Chinese analysts said the two countries were eager to reach a deal on joint energy exploration, but that problems remained with regards to their, and other nations’, competing claims in the disputed waterway.

“Joint exploration with the Philippines will set a good example in the South China Sea,” said Xu Liping, a professor at the Institute of Asia-Pacific Studies under the Chinese Academy of Social Sciences.

“It will strengthen China’s interests in the area and also decrease the chances of countries from outside the region interfering.”

But any such cooperation would have to comply with the Philippines’ constitution and laws, while working out how to distribute the profits from any ventures would be a challenge to overcome, he said.

Xu said the visit by Wang, who is a member of the State Council, China’s cabinet, could also pave the way for President Xi Jinping to travel to Manila in the coming weeks. The Philippines’ former foreign secretary Alan Peter Cayetano said in August, while still in office, that the two countries were making plans for such a trip before the end of the year.

Cayetano said also that the start of the joint exploration project was “quite near” and contingent on China agreeing to a legal framework for the process. The two sides set up a panel to discuss the technical details of the venture in February.

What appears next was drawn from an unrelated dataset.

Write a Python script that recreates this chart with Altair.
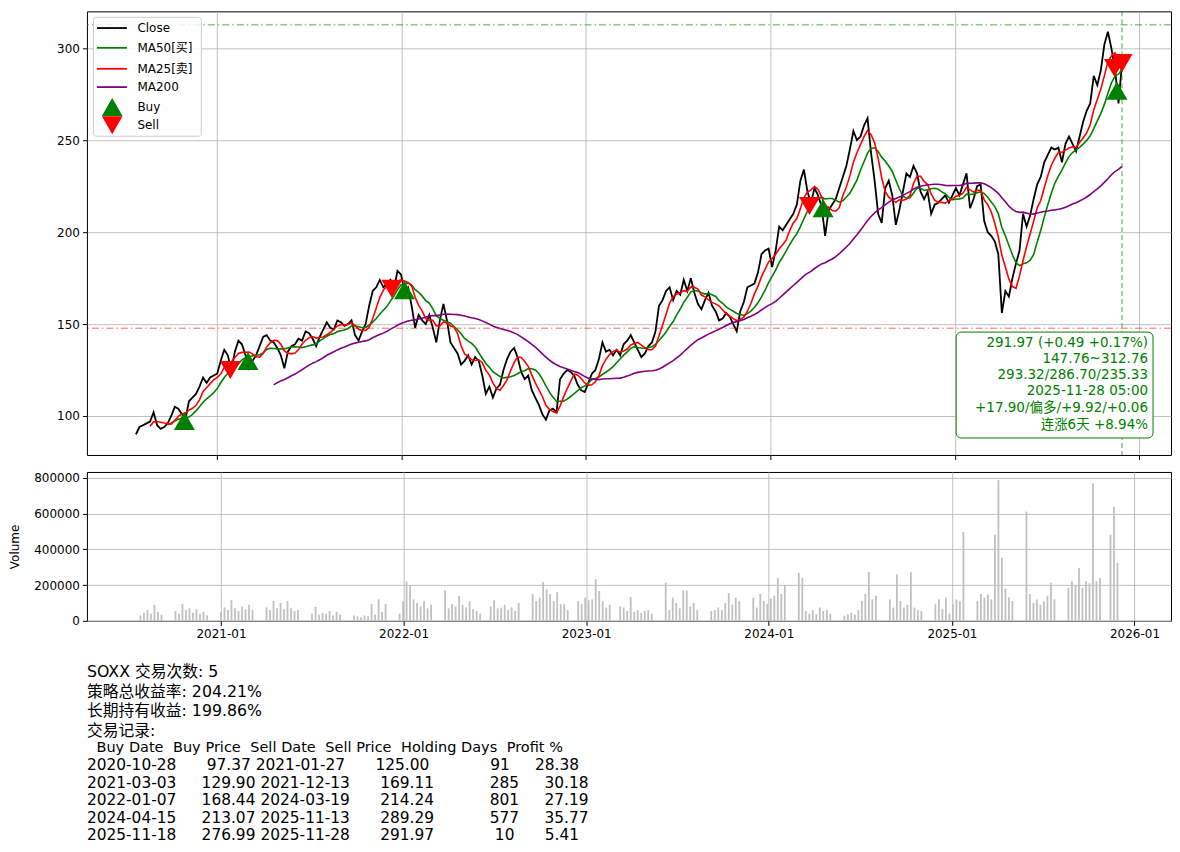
import altair as alt
import numpy as np
import pandas as pd

FONT = "DejaVu Sans, Noto Sans CJK SC"

# ---------------- data (weekly) ----------------
START = "2020-07-24"
close = [
    90, 94, 95, 96, 97, 102, 95, 93, 94, 96,
    100, 105, 104, 101, 98, 108, 110, 112, 116, 121,
    118, 121, 122, 123, 130, 136, 133, 125, 135, 141,
    139, 133, 126, 130, 133, 138, 143, 144, 141, 140,
    137, 133, 126, 135, 138, 139, 142, 141, 146, 145,
    142, 138, 143, 147, 151, 148, 147, 152, 151, 149,
    150, 152, 144, 141, 146, 150, 160, 168, 170, 174,
    170, 172, 174, 169, 179, 177, 168, 170, 160, 148,
    155, 152, 150, 155, 148, 140, 152, 161, 152, 140,
    137, 134, 128, 130, 133, 128, 132, 130, 122, 112,
    116, 110, 115, 117, 125, 131, 135, 137, 132, 124,
    120, 122, 114, 110, 106, 101, 98, 103, 104, 102,
    120, 123, 125, 124, 122, 117, 114, 113, 118, 123,
    125, 131, 140, 135, 136, 133, 136, 133, 139, 141,
    144, 140, 136, 132, 134, 138, 140, 146, 160, 163,
    168, 170, 163, 168, 166, 174, 168, 175, 167, 161,
    158, 163, 167, 160, 157, 152, 153, 156, 154, 150,
    146, 157, 162, 170, 171, 172, 178, 188, 190, 191,
    181, 190, 203, 201, 204, 207, 210, 215, 228, 234,
    222, 216, 224, 220, 214, 198, 212, 215, 218, 224,
    230, 236, 245, 255, 250, 252, 258, 262, 243, 228,
    210, 205, 224, 228, 220, 204, 212, 222, 232, 230,
    236, 232, 222, 218, 222, 210, 215, 216, 218, 220,
    216, 220, 224, 220, 226, 232, 213, 218, 225, 226,
    206, 200, 198, 195, 188, 156, 168, 165, 175, 183,
    190, 210, 203, 209, 218, 226, 230, 238, 242, 246,
    245, 246, 238, 248, 252, 248, 244, 252, 260, 266,
    270, 285, 280, 288, 302, 309, 300, 289, 270, 291.97,
]
volume_k = [
    30, 45, 60, 40, 89, 50, 35, 0, 0, 0,
    55, 40, 93, 60, 70, 45, 65, 40, 50, 30,
    0, 0, 0, 50, 75, 60, 117, 70, 55, 80,
    65, 90, 60, 0, 0, 0, 75, 60, 111, 70,
    100, 65, 110, 70, 55, 60, 0, 0, 0, 40,
    78, 35, 45, 40, 55, 30, 50, 35, 0, 0,
    0, 30, 25, 20, 30, 25, 93, 35, 120, 50,
    95, 0, 0, 0, 40, 110, 220, 195, 120, 100,
    80, 110, 70, 90, 0, 0, 0, 170, 70, 93,
    80, 139, 90, 75, 110, 65, 55, 40, 0, 0,
    80, 115, 70, 74, 90, 60, 75, 55, 100, 0,
    0, 0, 150, 111, 130, 217, 176, 150, 110, 160,
    93, 93, 60, 0, 0, 110, 93, 130, 115, 120,
    233, 167, 110, 74, 90, 0, 0, 80, 75, 55,
    133, 50, 60, 45, 55, 60, 40, 0, 0, 0,
    213, 60, 130, 100, 70, 170, 170, 80, 100, 60,
    0, 0, 0, 55, 60, 75, 60, 100, 155, 90,
    130, 110, 0, 0, 0, 130, 74, 150, 111, 95,
    125, 140, 240, 150, 200, 0, 0, 0, 268, 240,
    55, 40, 60, 37, 75, 55, 60, 40, 0, 0,
    0, 28, 37, 46, 35, 60, 111, 150, 274, 120,
    140, 0, 0, 0, 120, 74, 260, 110, 74, 90,
    272, 74, 60, 55, 0, 0, 0, 93, 120, 65,
    130, 40, 93, 120, 110, 496, 0, 0, 0, 110,
    150, 130, 148, 120, 481, 787, 352, 180, 130, 111,
    0, 0, 0, 611, 150, 100, 120, 90, 110, 140,
    213, 120, 0, 0, 0, 185, 222, 200, 296, 185,
    222, 210, 769, 222, 240, 0, 0, 481, 639, 324,
]
assert len(close) == len(volume_k) == 280, (len(close), len(volume_k))

buy_dates = ["2020-10-28", "2021-03-03", "2022-01-07", "2024-04-15", "2025-11-18"]
buy_prices = [97.37, 129.90, 168.44, 213.07, 276.99]
sell_dates = ["2021-01-27", "2021-12-13", "2024-03-19", "2025-11-13", "2025-11-28"]
sell_prices = [125.00, 169.11, 214.24, 289.29, 291.97]
holding_days = [91, 285, 801, 577, 10]
profits = [28.38, 30.18, 27.19, 35.77, 5.41]

range_low, range_high = 147.76, 312.76
last_date = "2025-11-28"

info_lines = ["291.97 (+0.49 +0.17%)", "147.76~312.76", "293.32/286.70/235.33",
              "2025-11-28 05:00", "+17.90/偏多/+9.92/+0.06", "连涨6天 +8.94%"]
summary_lines = ["SOXX 交易次数: 5", "策略总收益率: 204.21%", "长期持有收益: 199.86%", "交易记录:"]

legend_labels = ["Close", "MA50[买]", "MA25[卖]", "MA200", "Buy", "Sell"]
legend_colors = ["black", "green", "red", "purple", "green", "red"]
legend_kinds = ["line", "line", "line", "line", "triangle-up", "triangle-down"]

ma_names = ["MA50", "MA25", "MA200"]
ma_windows = [10, 5, 40]          # weeks  (50 / 25 / 200 trading days)
ma_colors = ["green", "red", "purple"]

# ---------------- frames ----------------
dates = pd.date_range(START, periods=len(close), freq="7D")
df = pd.DataFrame({"date": dates.strftime("%Y-%m-%d"), "close": close,
                   "volume": np.array(volume_k, dtype=float) * 1000})
for n, w in zip(ma_names, ma_windows):
    df[n] = pd.Series(close).rolling(w).mean().round(3)
ma_long = df.melt(id_vars="date", value_vars=ma_names, var_name="series",
                  value_name="value").dropna()
buy_df = pd.DataFrame({"date": buy_dates, "price": buy_prices})
sell_df = pd.DataFrame({"date": sell_dates, "price": sell_prices})

W, H_TOP, H_VOL = 1085, 444, 149

x_scale = alt.Scale(type="utc", domain=[alt.DateTime(year=2020, month=4, date=18, utc=True),
                                         alt.DateTime(year=2026, month=3, date=5, utc=True)])
year_ticks = [alt.DateTime(year=y, month=1, date=1, utc=True) for y in range(2021, 2027)]
y_scale = alt.Scale(domain=[78.8, 320.1], nice=False, zero=False)


def X(field="date:T", **kw):
    return alt.X(field, scale=x_scale, title=None, **kw)


def Y(field):
    return alt.Y(field, scale=y_scale, title=None)


def one():
    return alt.Chart(pd.DataFrame({"k": [0]}))


close_line = alt.Chart(df).mark_line(color="black", strokeWidth=1.8).encode(
    x=X(axis=alt.Axis(values=year_ticks, labels=False, grid=True, domain=False)),
    y=alt.Y("close:Q", scale=y_scale, title=None,
            axis=alt.Axis(values=[100, 150, 200, 250, 300], grid=True, domain=False)),
)
ma_lines = alt.Chart(ma_long).mark_line(strokeWidth=1.6).encode(
    x=X(), y=Y("value:Q"),
    color=alt.Color("series:N", scale=alt.Scale(domain=ma_names, range=ma_colors), legend=None),
)
hi_rule = alt.Chart(pd.DataFrame({"y": [range_high]})).mark_rule(
    color="#2ca02c", strokeDash=[7, 3, 1.5, 3], strokeWidth=1, opacity=0.85).encode(y=Y("y:Q"))
lo_rule = alt.Chart(pd.DataFrame({"y": [range_low]})).mark_rule(
    color="red", strokeDash=[7, 3, 1.5, 3], strokeWidth=1, opacity=0.6).encode(y=Y("y:Q"))
v_rule = alt.Chart(pd.DataFrame({"date": [last_date]})).mark_rule(
    color="green", strokeDash=[5, 3], strokeWidth=1, opacity=0.7).encode(x=X())
buys = alt.Chart(buy_df).mark_point(shape="triangle-up", filled=True, size=440,
                                    color="green", opacity=1).encode(x=X(), y=Y("price:Q"))
sells = alt.Chart(sell_df).mark_point(shape="triangle-down", filled=True, size=440,
                                      color="red", opacity=1).encode(x=X(), y=Y("price:Q"))

# info box (bottom right)
info_layers = [one().mark_rect(fill="white", stroke="green", strokeWidth=1, cornerRadius=5).encode(
    x=alt.value(870), x2=alt.value(1067), y=alt.value(321), y2=alt.value(427))]
info_y = [332, 348, 364, 380, 397, 414]
for t, yy in zip(info_lines, info_y):
    info_layers.append(one().mark_text(text=t, align="right", baseline="middle", fontSize=13.5,
                                       color="green", font=FONT).encode(x=alt.value(1062), y=alt.value(yy)))

# legend (top left)
leg_layers = [one().mark_rect(fill="white", fillOpacity=0.85, stroke="#cccccc", strokeWidth=1,
                              cornerRadius=3).encode(
    x=alt.value(6.5), x2=alt.value(114.5), y=alt.value(6), y2=alt.value(125))]
leg_y = [16.7, 36.5, 57.5, 75.8, 95.8, 114]
for lab, col, kind, yy in zip(legend_labels, legend_colors, legend_kinds, leg_y):
    if kind == "line":
        leg_layers.append(one().mark_rule(color=col, strokeWidth=1.8).encode(
            x=alt.value(10), x2=alt.value(40), y=alt.value(yy)))
    else:
        leg_layers.append(one().mark_point(shape=kind, filled=True, size=430, color=col, opacity=1).encode(
            x=alt.value(25.3), y=alt.value(yy)))
    leg_layers.append(one().mark_text(text=lab, align="left", baseline="middle", fontSize=12,
                                      color="black", font=FONT).encode(x=alt.value(50.5), y=alt.value(yy)))

top = alt.layer(close_line, ma_lines, hi_rule, lo_rule, v_rule, buys, sells,
                *info_layers, *leg_layers).properties(width=W, height=H_TOP)

# ---------------- volume + text ----------------
bars = alt.Chart(df).mark_bar(size=1.8, color="#c0c0c0").encode(
    x=X(axis=alt.Axis(values=year_ticks, format="%Y-%m", grid=True, domain=False, labelFlush=False)),
    y=alt.Y("volume:Q", scale=alt.Scale(domain=[0, 833000], nice=False),
            axis=alt.Axis(values=[0, 200000, 400000, 600000, 800000], format="d", title="Volume",
                          titlePadding=12, titleFontSize=12, titleFontWeight="normal", grid=True,
                          domain=False)),
)

SP = "\u2004"      # three-per-em space: keeps runs of spaces from collapsing
ZW = "\u200b"      # zero-width lead so leading spaces are not trimmed
header = (f"{'Buy Date':>10} {'Buy Price':>10} {'Sell Date':>10} {'Sell Price':>11} "
          f"{'Holding Days':>13} {'Profit %':>9}")
rows = [f"{bd:>10} {bp:>10.2f} {sd:>10} {sp:>11.2f} {hd:>13d} {pf:>9.2f}"
        for bd, bp, sd, sp, hd, pf in zip(buy_dates, buy_prices, sell_dates, sell_prices,
                                          holding_days, profits)]
text_layers = []
sum_y = [200.2, 219.9, 239.6, 259.3]
for t, yy in zip(summary_lines, sum_y):
    text_layers.append(one().mark_text(text=t, align="left", baseline="middle",
                                       fontSize=15.8, color="black", font=FONT).encode(
        x=alt.value(0), y=alt.value(yy)))
tab_y = [276.2, 293.7, 311.1, 328.5, 345.9, 363.3]
tab_size = [14.5] + [15.4] * len(rows)
for t, yy, fs in zip([header] + rows, tab_y, tab_size):
    text_layers.append(one().mark_text(text=ZW + t.replace(" ", SP), align="left", baseline="middle",
                                       fontSize=fs, color="black", font=FONT).encode(
        x=alt.value(0), y=alt.value(yy)))

vol = alt.layer(bars, *text_layers).properties(width=W, height=H_VOL)

chart = alt.vconcat(top, vol, spacing=10).properties(
    padding={"left": 0, "top": 2, "right": 0, "bottom": 0}
).configure(font=FONT).configure_view(stroke="black", strokeWidth=1).configure_axis(
    labelFont=FONT, titleFont=FONT, labelFontSize=12, labelColor="black", titleColor="black",
    tickColor="black", domainColor="black", gridColor="#b0b0b0", gridWidth=0.8,
    tickSize=4.5, labelPadding=3,
)

chart.save("out.html", embed_options={"renderer": "svg", "actions": False})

Cayetano said earlier that the Philippines was open to a proposal in which it took 60 per cent of the profits and China 40 per cent. He also mentioned that Reed Bank, which sits within the Philippines’ exclusive economic zone, was a possible site for exploration.

Su Hao, director of the Asia-Pacific Research Centre at China Foreign Affairs University in Beijing, said the two countries would have to formulate a plan that served not only their interests, but also those of other claimants in the region.

They would also have to be wary of a possible backlash from groups within the Philippines, including members of the political elite, that have traditionally favoured cooperation with the US, as opposed to Duterte’s current policy of building closer ties to China.

Vietnam, Malaysia, Brunei and Taiwan also hold territorial claims to the South China Sea, through which some US$3.4 trillion worth of trade passes every year.